_WHAT THE TASK ASKS_:
Write out the material exactly, without any of its pictures.

_DATA EXTRACT_:
....................
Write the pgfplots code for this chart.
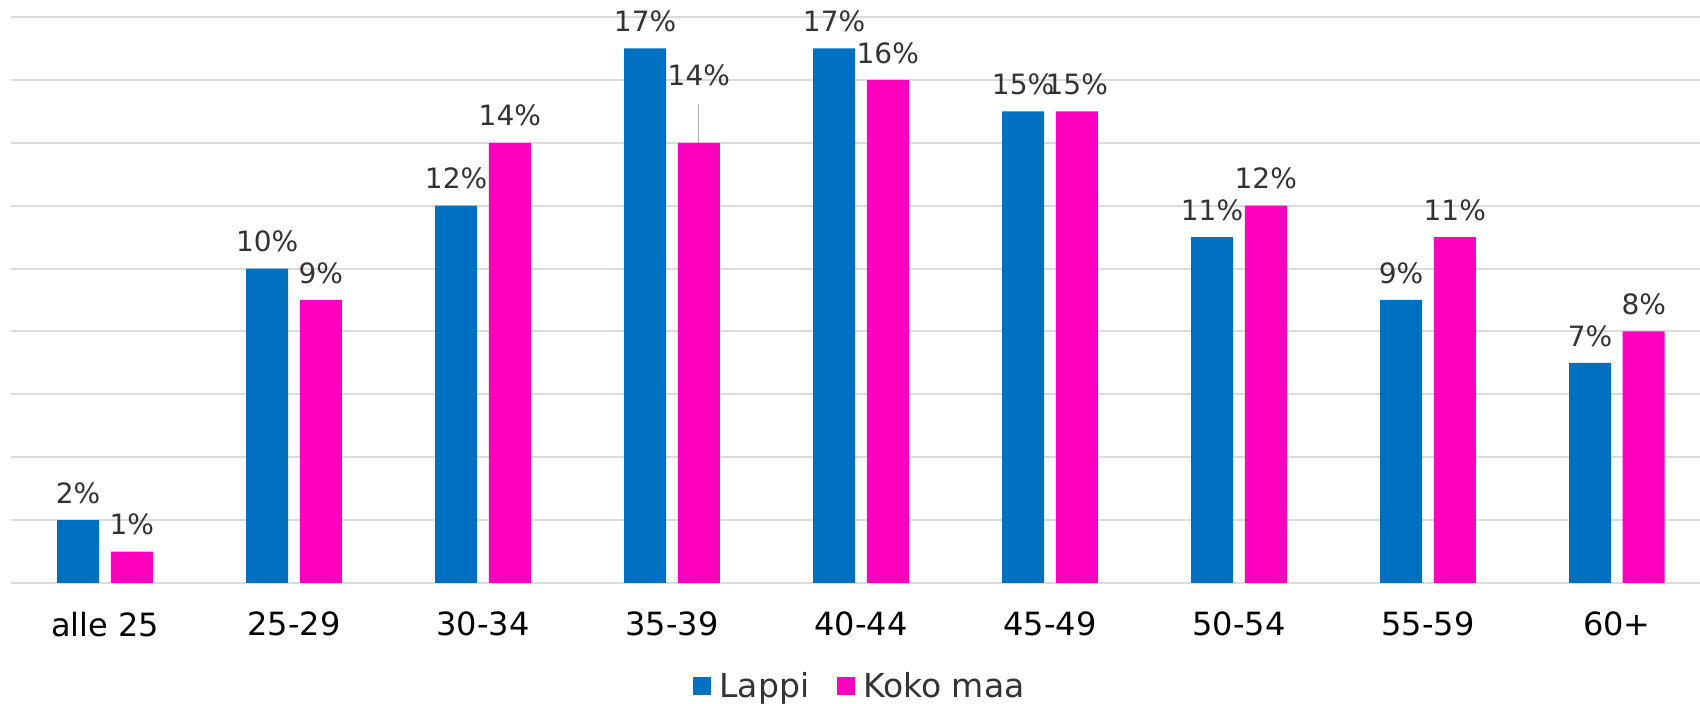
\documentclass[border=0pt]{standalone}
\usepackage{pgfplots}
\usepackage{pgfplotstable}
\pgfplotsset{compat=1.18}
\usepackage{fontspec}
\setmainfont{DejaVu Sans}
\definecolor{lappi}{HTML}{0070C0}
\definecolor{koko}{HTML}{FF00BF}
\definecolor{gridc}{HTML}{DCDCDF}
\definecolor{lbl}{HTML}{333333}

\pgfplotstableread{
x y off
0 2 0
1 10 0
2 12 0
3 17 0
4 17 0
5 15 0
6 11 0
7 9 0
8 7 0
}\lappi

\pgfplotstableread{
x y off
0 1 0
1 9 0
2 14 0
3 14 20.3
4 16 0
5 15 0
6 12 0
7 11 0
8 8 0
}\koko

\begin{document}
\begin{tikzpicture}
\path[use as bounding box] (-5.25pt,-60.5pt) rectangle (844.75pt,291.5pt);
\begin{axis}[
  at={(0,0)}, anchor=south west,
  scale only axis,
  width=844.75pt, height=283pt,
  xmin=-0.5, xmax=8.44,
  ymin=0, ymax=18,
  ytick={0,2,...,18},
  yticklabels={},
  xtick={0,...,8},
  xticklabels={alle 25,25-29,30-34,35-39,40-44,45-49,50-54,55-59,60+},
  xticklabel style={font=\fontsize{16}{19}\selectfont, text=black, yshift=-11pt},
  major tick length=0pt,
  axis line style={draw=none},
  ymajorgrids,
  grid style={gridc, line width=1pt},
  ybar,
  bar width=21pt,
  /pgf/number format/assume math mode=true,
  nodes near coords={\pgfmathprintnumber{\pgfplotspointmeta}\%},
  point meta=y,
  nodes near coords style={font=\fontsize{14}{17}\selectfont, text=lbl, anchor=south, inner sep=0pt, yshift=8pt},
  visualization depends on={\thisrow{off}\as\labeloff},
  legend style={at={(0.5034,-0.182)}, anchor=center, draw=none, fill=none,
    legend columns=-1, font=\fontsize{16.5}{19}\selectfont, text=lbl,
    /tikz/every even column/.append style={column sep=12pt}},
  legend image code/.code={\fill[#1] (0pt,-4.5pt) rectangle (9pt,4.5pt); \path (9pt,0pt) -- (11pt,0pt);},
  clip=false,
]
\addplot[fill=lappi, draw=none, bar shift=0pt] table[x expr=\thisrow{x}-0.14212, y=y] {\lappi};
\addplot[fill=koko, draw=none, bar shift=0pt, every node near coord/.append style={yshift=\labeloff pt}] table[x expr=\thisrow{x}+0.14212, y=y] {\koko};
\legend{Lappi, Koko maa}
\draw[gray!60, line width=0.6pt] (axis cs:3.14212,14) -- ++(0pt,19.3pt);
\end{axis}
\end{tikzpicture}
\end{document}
....................
_ANSWER BELOW_:
Write the pgfplots code for this chart.
\documentclass[border=0pt]{standalone}
\usepackage{pgfplots}
\usepackage{pgfplotstable}
\pgfplotsset{compat=1.18}
\usepackage{fontspec}
\setmainfont{DejaVu Sans}
\definecolor{lappi}{HTML}{0070C0}
\definecolor{koko}{HTML}{FF00BF}
\definecolor{gridc}{HTML}{DCDCDF}
\definecolor{lbl}{HTML}{333333}

\pgfplotstableread{
x y off
0 2 0
1 10 0
2 12 0
3 17 0
4 17 0
5 15 0
6 11 0
7 9 0
8 7 0
}\lappi

\pgfplotstableread{
x y off
0 1 0
1 9 0
2 14 0
3 14 20.3
4 16 0
5 15 0
6 12 0
7 11 0
8 8 0
}\koko

\begin{document}
\begin{tikzpicture}
\path[use as bounding box] (-5.25pt,-60.5pt) rectangle (844.75pt,291.5pt);
\begin{axis}[
  at={(0,0)}, anchor=south west,
  scale only axis,
  width=844.75pt, height=283pt,
  xmin=-0.5, xmax=8.44,
  ymin=0, ymax=18,
  ytick={0,2,...,18},
  yticklabels={},
  xtick={0,...,8},
  xticklabels={alle 25,25-29,30-34,35-39,40-44,45-49,50-54,55-59,60+},
  xticklabel style={font=\fontsize{16}{19}\selectfont, text=black, yshift=-11pt},
  major tick length=0pt,
  axis line style={draw=none},
  ymajorgrids,
  grid style={gridc, line width=1pt},
  ybar,
  bar width=21pt,
  /pgf/number format/assume math mode=true,
  nodes near coords={\pgfmathprintnumber{\pgfplotspointmeta}\%},
  point meta=y,
  nodes near coords style={font=\fontsize{14}{17}\selectfont, text=lbl, anchor=south, inner sep=0pt, yshift=8pt},
  visualization depends on={\thisrow{off}\as\labeloff},
  legend style={at={(0.5034,-0.182)}, anchor=center, draw=none, fill=none,
    legend columns=-1, font=\fontsize{16.5}{19}\selectfont, text=lbl,
    /tikz/every even column/.append style={column sep=12pt}},
  legend image code/.code={\fill[#1] (0pt,-4.5pt) rectangle (9pt,4.5pt); \path (9pt,0pt) -- (11pt,0pt);},
  clip=false,
]
\addplot[fill=lappi, draw=none, bar shift=0pt] table[x expr=\thisrow{x}-0.14212, y=y] {\lappi};
\addplot[fill=koko, draw=none, bar shift=0pt, every node near coord/.append style={yshift=\labeloff pt}] table[x expr=\thisrow{x}+0.14212, y=y] {\koko};
\legend{Lappi, Koko maa}
\draw[gray!60, line width=0.6pt] (axis cs:3.14212,14) -- ++(0pt,19.3pt);
\end{axis}
\end{tikzpicture}
\end{document}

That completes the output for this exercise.